Quote all of the data exactly as given. Skip every picture it contains.
** BEGIN Source excerpt **
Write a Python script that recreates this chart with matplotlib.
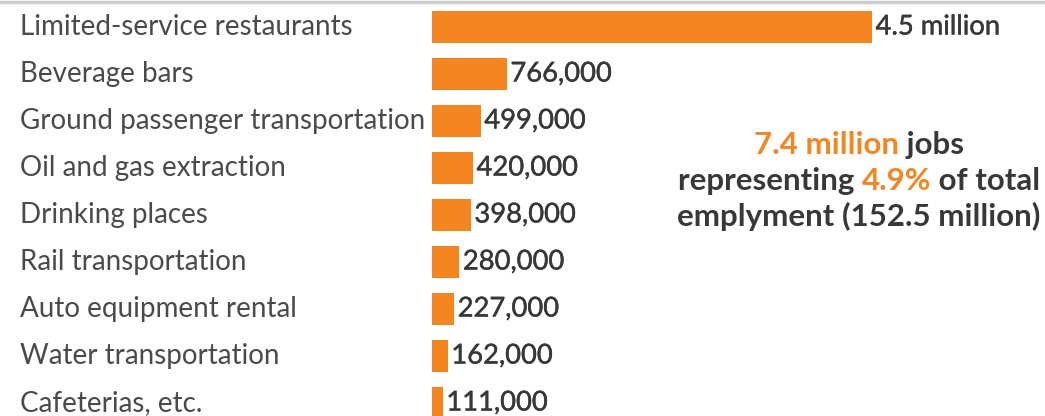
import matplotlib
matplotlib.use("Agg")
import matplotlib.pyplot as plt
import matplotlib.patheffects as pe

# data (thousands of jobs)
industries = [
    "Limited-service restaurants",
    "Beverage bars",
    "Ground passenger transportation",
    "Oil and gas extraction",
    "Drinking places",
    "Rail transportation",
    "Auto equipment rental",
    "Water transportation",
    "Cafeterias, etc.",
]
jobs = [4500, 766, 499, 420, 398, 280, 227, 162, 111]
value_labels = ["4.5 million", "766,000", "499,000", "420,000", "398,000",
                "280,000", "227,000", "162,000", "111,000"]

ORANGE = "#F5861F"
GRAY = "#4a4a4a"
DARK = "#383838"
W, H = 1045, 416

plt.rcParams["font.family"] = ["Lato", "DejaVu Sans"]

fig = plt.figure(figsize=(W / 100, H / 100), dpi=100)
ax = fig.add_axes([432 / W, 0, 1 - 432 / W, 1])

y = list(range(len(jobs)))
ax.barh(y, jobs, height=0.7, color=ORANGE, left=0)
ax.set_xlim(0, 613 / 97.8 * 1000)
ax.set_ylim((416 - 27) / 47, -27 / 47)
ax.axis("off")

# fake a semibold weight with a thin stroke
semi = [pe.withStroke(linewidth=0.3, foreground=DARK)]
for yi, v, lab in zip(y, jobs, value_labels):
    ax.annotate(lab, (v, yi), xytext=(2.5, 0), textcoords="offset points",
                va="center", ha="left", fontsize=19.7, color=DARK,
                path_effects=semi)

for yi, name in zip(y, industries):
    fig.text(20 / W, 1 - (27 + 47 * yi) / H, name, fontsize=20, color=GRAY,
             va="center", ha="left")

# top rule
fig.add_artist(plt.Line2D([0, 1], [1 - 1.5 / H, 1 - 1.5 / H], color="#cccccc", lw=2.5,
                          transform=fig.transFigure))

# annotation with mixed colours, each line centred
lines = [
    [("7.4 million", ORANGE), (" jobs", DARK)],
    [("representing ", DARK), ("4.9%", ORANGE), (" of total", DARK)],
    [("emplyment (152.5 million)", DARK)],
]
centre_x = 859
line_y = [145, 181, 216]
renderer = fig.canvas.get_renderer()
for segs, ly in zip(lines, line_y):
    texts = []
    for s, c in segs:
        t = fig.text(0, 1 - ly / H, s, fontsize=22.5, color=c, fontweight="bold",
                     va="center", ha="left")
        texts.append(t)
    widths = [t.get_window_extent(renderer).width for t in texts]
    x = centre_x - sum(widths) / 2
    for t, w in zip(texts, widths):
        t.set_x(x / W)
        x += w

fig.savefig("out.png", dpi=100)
** END Source excerpt **
▶ **Exercise answer**:
Write a Python script that recreates this chart with matplotlib.
import matplotlib
matplotlib.use("Agg")
import matplotlib.pyplot as plt
import matplotlib.patheffects as pe

# data (thousands of jobs)
industries = [
    "Limited-service restaurants",
    "Beverage bars",
    "Ground passenger transportation",
    "Oil and gas extraction",
    "Drinking places",
    "Rail transportation",
    "Auto equipment rental",
    "Water transportation",
    "Cafeterias, etc.",
]
jobs = [4500, 766, 499, 420, 398, 280, 227, 162, 111]
value_labels = ["4.5 million", "766,000", "499,000", "420,000", "398,000",
                "280,000", "227,000", "162,000", "111,000"]

ORANGE = "#F5861F"
GRAY = "#4a4a4a"
DARK = "#383838"
W, H = 1045, 416

plt.rcParams["font.family"] = ["Lato", "DejaVu Sans"]

fig = plt.figure(figsize=(W / 100, H / 100), dpi=100)
ax = fig.add_axes([432 / W, 0, 1 - 432 / W, 1])

y = list(range(len(jobs)))
ax.barh(y, jobs, height=0.7, color=ORANGE, left=0)
ax.set_xlim(0, 613 / 97.8 * 1000)
ax.set_ylim((416 - 27) / 47, -27 / 47)
ax.axis("off")

# fake a semibold weight with a thin stroke
semi = [pe.withStroke(linewidth=0.3, foreground=DARK)]
for yi, v, lab in zip(y, jobs, value_labels):
    ax.annotate(lab, (v, yi), xytext=(2.5, 0), textcoords="offset points",
                va="center", ha="left", fontsize=19.7, color=DARK,
                path_effects=semi)

for yi, name in zip(y, industries):
    fig.text(20 / W, 1 - (27 + 47 * yi) / H, name, fontsize=20, color=GRAY,
             va="center", ha="left")

# top rule
fig.add_artist(plt.Line2D([0, 1], [1 - 1.5 / H, 1 - 1.5 / H], color="#cccccc", lw=2.5,
                          transform=fig.transFigure))

# annotation with mixed colours, each line centred
lines = [
    [("7.4 million", ORANGE), (" jobs", DARK)],
    [("representing ", DARK), ("4.9%", ORANGE), (" of total", DARK)],
    [("emplyment (152.5 million)", DARK)],
]
centre_x = 859
line_y = [145, 181, 216]
renderer = fig.canvas.get_renderer()
for segs, ly in zip(lines, line_y):
    texts = []
    for s, c in segs:
        t = fig.text(0, 1 - ly / H, s, fontsize=22.5, color=c, fontweight="bold",
                     va="center", ha="left")
        texts.append(t)
    widths = [t.get_window_extent(renderer).width for t in texts]
    x = centre_x - sum(widths) / 2
    for t, w in zip(texts, widths):
        t.set_x(x / W)
        x += w

fig.savefig("out.png", dpi=100)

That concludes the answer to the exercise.